By Orestis Markou · 2008.09.01 00:37
Next time you need to do perl, you should have a play with Moose – it provides a full metaprotocol for perl so you can probably re-use many of the tricks you’ve learned in ruby. Plus of course, you get multiple inheritance, which combined with perl5.10’s “use mro ‘c3′” (or MRO::Compat on 5.8, aka “python did MI better so we stole it”) is actually rather usable, although Moose’s role abstraction means that in new code it’s largely unnecessary
By Matt S Trout · 2008.09.01 03:58
With regards to LISP: You don’t like it because of cons car and cdr? You could easily redefine those terms….

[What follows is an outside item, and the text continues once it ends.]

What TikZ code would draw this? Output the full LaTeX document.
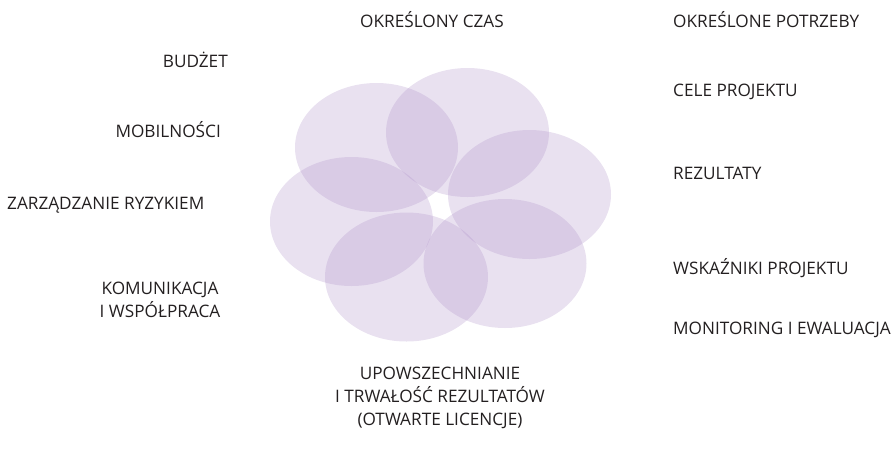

Many of the greatest programmers know LISP inside out, perhaps that is reason enough to want to learn more about it before dismissing it.
By doofusandgallant · 2008.09.01 08:52
“Maybe it’s the PHP-like approach of doing data type-like things with function-like syntax (set(), dict()).”
Those things have been phased out. I only ever use dict() as a function for converting an existing associative list into a dict. You use {a: b, c: d} notation to describe dicts usually.
Sets still require set([a,b,c]), which is bad as you point out. But in upcoming Python 3, you will be able to write the much more natural {a, b, c} for sets.
Anyway, I think talking about specific gripes with Python isn’t going to make anyone feel better. You (original author) just have some fundamental issue with Python, and any attempt by people to explain or argue one feature or another will just make you dig in your heels more.
That’s Totally Fine. Everyone has languages they Really Don’t Like, and those languages are different among people. Me, I love Python and I dislike Ruby and I can’t stand Perl! If you try to explain why Ruby is the way it is, I still won’t like it. This is why I’m glad we have lots of different languages.
Anyway great post. I totally agree with you on C++ and Lisp (except Lisp has great historical significance).
By Matt Giuca · 2008.09.01 13:23
doofusandgallant: LISP “relies” on car and cdr, C++ “relies” on manual memory management; they are fundamental building blocks of the language. Of course these can be abstracted away, but they leave permanent imprints on the language, the culture and the philosophy. You might argue that it’s possible to reshape LISP in a way that’s not possible with C++ to get away from that problem, and I’d in turn argue that that might be part of the problem more than it’s part of the solution. I may be old-fashioned (or new-fashioned, whatever fits best), but while you shouldn’t expect the best solutions to everything to be bundled, I do believe that you should have things that work for you available out-of-the-box.
I saw an example written by an actual LISP users about recommended and deprecated macros to do something very simple (grep within the page for “dramatization”. It’s a good thing if your language is good enough to be redefined/-able, but if this admitted dramatization has a kernel of truth, then macros are probably overused as the answer to everything, and that makes the language harder to write in, even when it’s more powerful.
It might very well be that LISP really is the next level of programming, like Paul Graham says, and that I’m having trouble grasping that since I don’t think in it at all, but (figuratively) yelling at people for not realizing it isn’t going to solve anything.
Ruby’s language approach is fantastic in this regard: you can write function soup, you can write object-oriented, you can use closures and you can use metaprogramming. None of it is forced on you, but it’s all available to you the minute you want to start using it. That’s the way to wean people — I know that’s what opened my eyes to closures.
Matt Giuca: I never denied the historical significance of any of these languages, and I believe the world would look a lot different had they not been around.
Matt S Trout: I don’t do a lot of Perl programming anymore, but I’m still in love with the language. I’ve said before that Ruby is my Perl 6 until Perl 6 arrives with full support, and I think I stand by that for the time being. I know that Moose is in some ways a port of the Perl 6 OO, which I love, but I want to keep a clear distinction of Perl 5 and Perl 6 in my mind and have avoided using it for that reason.